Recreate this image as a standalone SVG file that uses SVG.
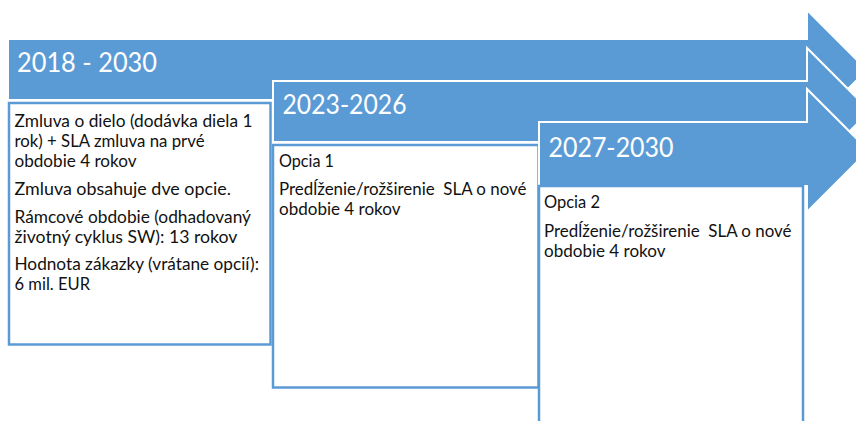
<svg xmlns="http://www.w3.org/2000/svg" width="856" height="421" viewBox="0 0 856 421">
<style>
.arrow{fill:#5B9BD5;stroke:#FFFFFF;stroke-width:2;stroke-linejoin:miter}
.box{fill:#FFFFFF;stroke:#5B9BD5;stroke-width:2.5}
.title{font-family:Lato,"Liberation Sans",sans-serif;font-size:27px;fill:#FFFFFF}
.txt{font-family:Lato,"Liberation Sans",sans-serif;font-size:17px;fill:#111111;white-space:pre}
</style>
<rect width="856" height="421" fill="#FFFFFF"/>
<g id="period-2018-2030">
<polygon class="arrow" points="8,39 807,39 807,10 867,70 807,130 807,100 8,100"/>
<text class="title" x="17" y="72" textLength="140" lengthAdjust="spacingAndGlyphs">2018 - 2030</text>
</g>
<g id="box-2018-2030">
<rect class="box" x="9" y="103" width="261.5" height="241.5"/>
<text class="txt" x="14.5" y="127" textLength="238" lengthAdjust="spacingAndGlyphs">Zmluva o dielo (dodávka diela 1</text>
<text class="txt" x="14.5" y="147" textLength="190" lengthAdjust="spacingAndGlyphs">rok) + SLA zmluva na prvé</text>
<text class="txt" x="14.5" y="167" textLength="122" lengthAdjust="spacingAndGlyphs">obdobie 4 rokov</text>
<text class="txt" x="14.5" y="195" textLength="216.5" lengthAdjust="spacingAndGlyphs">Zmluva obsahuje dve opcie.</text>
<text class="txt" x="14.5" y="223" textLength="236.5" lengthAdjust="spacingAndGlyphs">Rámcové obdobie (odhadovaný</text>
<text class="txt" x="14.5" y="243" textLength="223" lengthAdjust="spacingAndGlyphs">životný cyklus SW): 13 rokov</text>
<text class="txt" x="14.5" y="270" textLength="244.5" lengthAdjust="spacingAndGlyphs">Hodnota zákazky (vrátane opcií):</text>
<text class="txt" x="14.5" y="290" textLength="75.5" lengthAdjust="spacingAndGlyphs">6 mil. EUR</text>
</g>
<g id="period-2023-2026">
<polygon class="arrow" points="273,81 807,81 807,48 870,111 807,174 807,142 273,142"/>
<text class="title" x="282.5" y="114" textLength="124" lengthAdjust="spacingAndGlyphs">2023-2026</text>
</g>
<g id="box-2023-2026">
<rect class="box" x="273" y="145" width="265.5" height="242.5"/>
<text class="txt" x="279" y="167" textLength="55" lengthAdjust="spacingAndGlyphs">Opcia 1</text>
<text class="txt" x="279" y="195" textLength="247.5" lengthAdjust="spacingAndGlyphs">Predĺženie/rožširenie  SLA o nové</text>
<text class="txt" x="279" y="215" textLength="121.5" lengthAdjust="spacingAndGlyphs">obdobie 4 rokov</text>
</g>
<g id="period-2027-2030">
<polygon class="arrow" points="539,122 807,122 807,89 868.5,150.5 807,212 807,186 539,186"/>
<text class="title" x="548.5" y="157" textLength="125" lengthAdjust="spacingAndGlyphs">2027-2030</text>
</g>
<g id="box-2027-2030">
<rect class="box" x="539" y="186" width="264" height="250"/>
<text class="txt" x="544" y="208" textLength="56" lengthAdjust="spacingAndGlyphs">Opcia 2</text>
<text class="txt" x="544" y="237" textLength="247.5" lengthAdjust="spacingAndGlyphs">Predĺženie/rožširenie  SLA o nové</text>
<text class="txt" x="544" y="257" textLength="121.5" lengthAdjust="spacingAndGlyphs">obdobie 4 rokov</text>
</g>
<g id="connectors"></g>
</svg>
◆ ◆ ◆ ◆ ◆
Without the pictures, write out all of the material exactly.

Recreate this image as a standalone SVG file that uses SVG.
<svg xmlns="http://www.w3.org/2000/svg" width="856" height="421" viewBox="0 0 856 421">
<style>
.arrow{fill:#5B9BD5;stroke:#FFFFFF;stroke-width:2;stroke-linejoin:miter}
.box{fill:#FFFFFF;stroke:#5B9BD5;stroke-width:2.5}
.title{font-family:Lato,"Liberation Sans",sans-serif;font-size:27px;fill:#FFFFFF}
.txt{font-family:Lato,"Liberation Sans",sans-serif;font-size:17px;fill:#111111;white-space:pre}
</style>
<rect width="856" height="421" fill="#FFFFFF"/>
<g id="period-2018-2030">
<polygon class="arrow" points="8,39 807,39 807,10 867,70 807,130 807,100 8,100"/>
<text class="title" x="17" y="72" textLength="140" lengthAdjust="spacingAndGlyphs">2018 - 2030</text>
</g>
<g id="box-2018-2030">
<rect class="box" x="9" y="103" width="261.5" height="241.5"/>
<text class="txt" x="14.5" y="127" textLength="238" lengthAdjust="spacingAndGlyphs">Zmluva o dielo (dodávka diela 1</text>
<text class="txt" x="14.5" y="147" textLength="190" lengthAdjust="spacingAndGlyphs">rok) + SLA zmluva na prvé</text>
<text class="txt" x="14.5" y="167" textLength="122" lengthAdjust="spacingAndGlyphs">obdobie 4 rokov</text>
<text class="txt" x="14.5" y="195" textLength="216.5" lengthAdjust="spacingAndGlyphs">Zmluva obsahuje dve opcie.</text>
<text class="txt" x="14.5" y="223" textLength="236.5" lengthAdjust="spacingAndGlyphs">Rámcové obdobie (odhadovaný</text>
<text class="txt" x="14.5" y="243" textLength="223" lengthAdjust="spacingAndGlyphs">životný cyklus SW): 13 rokov</text>
<text class="txt" x="14.5" y="270" textLength="244.5" lengthAdjust="spacingAndGlyphs">Hodnota zákazky (vrátane opcií):</text>
<text class="txt" x="14.5" y="290" textLength="75.5" lengthAdjust="spacingAndGlyphs">6 mil. EUR</text>
</g>
<g id="period-2023-2026">
<polygon class="arrow" points="273,81 807,81 807,48 870,111 807,174 807,142 273,142"/>
<text class="title" x="282.5" y="114" textLength="124" lengthAdjust="spacingAndGlyphs">2023-2026</text>
</g>
<g id="box-2023-2026">
<rect class="box" x="273" y="145" width="265.5" height="242.5"/>
<text class="txt" x="279" y="167" textLength="55" lengthAdjust="spacingAndGlyphs">Opcia 1</text>
<text class="txt" x="279" y="195" textLength="247.5" lengthAdjust="spacingAndGlyphs">Predĺženie/rožširenie  SLA o nové</text>
<text class="txt" x="279" y="215" textLength="121.5" lengthAdjust="spacingAndGlyphs">obdobie 4 rokov</text>
</g>
<g id="period-2027-2030">
<polygon class="arrow" points="539,122 807,122 807,89 868.5,150.5 807,212 807,186 539,186"/>
<text class="title" x="548.5" y="157" textLength="125" lengthAdjust="spacingAndGlyphs">2027-2030</text>
</g>
<g id="box-2027-2030">
<rect class="box" x="539" y="186" width="264" height="250"/>
<text class="txt" x="544" y="208" textLength="56" lengthAdjust="spacingAndGlyphs">Opcia 2</text>
<text class="txt" x="544" y="237" textLength="247.5" lengthAdjust="spacingAndGlyphs">Predĺženie/rožširenie  SLA o nové</text>
<text class="txt" x="544" y="257" textLength="121.5" lengthAdjust="spacingAndGlyphs">obdobie 4 rokov</text>
</g>
<g id="connectors"></g>
</svg>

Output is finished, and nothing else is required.